-- SOURCE MATERIAL start --

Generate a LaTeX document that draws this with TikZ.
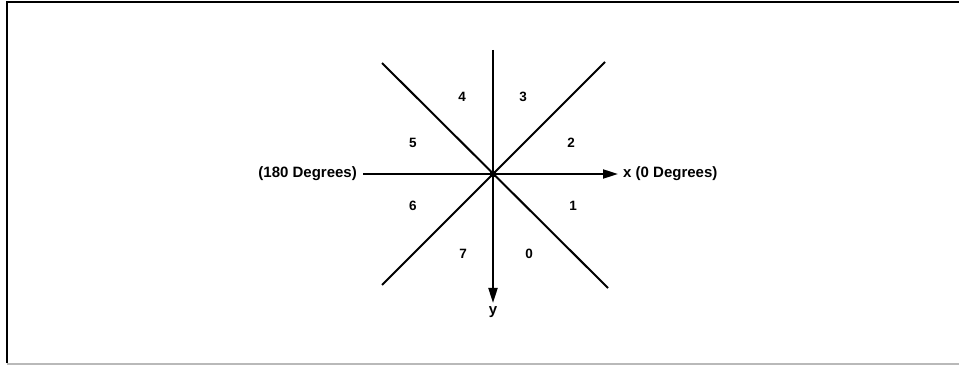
\documentclass[tikz,border=0pt]{standalone}
\usepackage{fontspec}
\setmainfont{Liberation Sans}
\usetikzlibrary{arrows.meta}
\begin{document}
\begin{tikzpicture}[x=1pt,y=-1pt,
  axis/.style={line width=2pt,black},
  arr/.style={axis,-{Triangle[length=15pt,width=9pt]}},
  lbl/.style={font=\bfseries\fontsize{15}{17}\selectfont,inner sep=0pt},
  num/.style={font=\bfseries\fontsize{13.5}{15}\selectfont,inner sep=0pt}]
\useasboundingbox (0,0) rectangle (959,366);
% frame
\draw[line width=2pt] (959,2.5) -- (6.5,2.5) -- (6.5,363);
\draw[line width=1.2pt,gray!55] (6.5,364) -- (959,364);
% center and ends
\coordinate (c) at (493,174);
\coordinate (top) at (493,50);
\coordinate (bot) at (493,303);
\coordinate (left) at (363,174);
\coordinate (right) at (618,174);
\coordinate (ul) at (382,63);
\coordinate (ur) at (605,62);
\coordinate (ll) at (382,285);
\coordinate (lr) at (608,288);
% lines
\draw[axis] (top) -- (c);
\draw[arr] (c) -- (bot);
\draw[axis] (left) -- (c);
\draw[arr] (c) -- (right);
\draw[axis] (ul) -- (lr);
\draw[axis] (ll) -- (ur);
\fill (c) circle (3.5);
% labels
\node[lbl,anchor=east] (l180) at (357,174) {(180 Degrees)};
\node[lbl,anchor=west] (l0) at (623,174) {x (0 Degrees)};
\node[lbl] (ly) at (493,312) {y};
\node[num] (n4) at (462,97) {4};
\node[num] (n3) at (523,97) {3};
\node[num] (n5) at (413,143) {5};
\node[num] (n2) at (571,143) {2};
\node[num] (n6) at (413,206) {6};
\node[num] (n1) at (573,206) {1};
\node[num] (n7) at (463,254) {7};
\node[num] (n0) at (529,254) {0};
\end{tikzpicture}
\end{document}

-- SOURCE MATERIAL end --

THE EXERCISE:
Repeat the material above word for word, please, apart from its images.

ANSWER TO THIS TASK:
Generate a LaTeX document that draws this with TikZ.
\documentclass[tikz,border=0pt]{standalone}
\usepackage{fontspec}
\setmainfont{Liberation Sans}
\usetikzlibrary{arrows.meta}
\begin{document}
\begin{tikzpicture}[x=1pt,y=-1pt,
  axis/.style={line width=2pt,black},
  arr/.style={axis,-{Triangle[length=15pt,width=9pt]}},
  lbl/.style={font=\bfseries\fontsize{15}{17}\selectfont,inner sep=0pt},
  num/.style={font=\bfseries\fontsize{13.5}{15}\selectfont,inner sep=0pt}]
\useasboundingbox (0,0) rectangle (959,366);
% frame
\draw[line width=2pt] (959,2.5) -- (6.5,2.5) -- (6.5,363);
\draw[line width=1.2pt,gray!55] (6.5,364) -- (959,364);
% center and ends
\coordinate (c) at (493,174);
\coordinate (top) at (493,50);
\coordinate (bot) at (493,303);
\coordinate (left) at (363,174);
\coordinate (right) at (618,174);
\coordinate (ul) at (382,63);
\coordinate (ur) at (605,62);
\coordinate (ll) at (382,285);
\coordinate (lr) at (608,288);
% lines
\draw[axis] (top) -- (c);
\draw[arr] (c) -- (bot);
\draw[axis] (left) -- (c);
\draw[arr] (c) -- (right);
\draw[axis] (ul) -- (lr);
\draw[axis] (ll) -- (ur);
\fill (c) circle (3.5);
% labels
\node[lbl,anchor=east] (l180) at (357,174) {(180 Degrees)};
\node[lbl,anchor=west] (l0) at (623,174) {x (0 Degrees)};
\node[lbl] (ly) at (493,312) {y};
\node[num] (n4) at (462,97) {4};
\node[num] (n3) at (523,97) {3};
\node[num] (n5) at (413,143) {5};
\node[num] (n2) at (571,143) {2};
\node[num] (n6) at (413,206) {6};
\node[num] (n1) at (573,206) {1};
\node[num] (n7) at (463,254) {7};
\node[num] (n0) at (529,254) {0};
\end{tikzpicture}
\end{document}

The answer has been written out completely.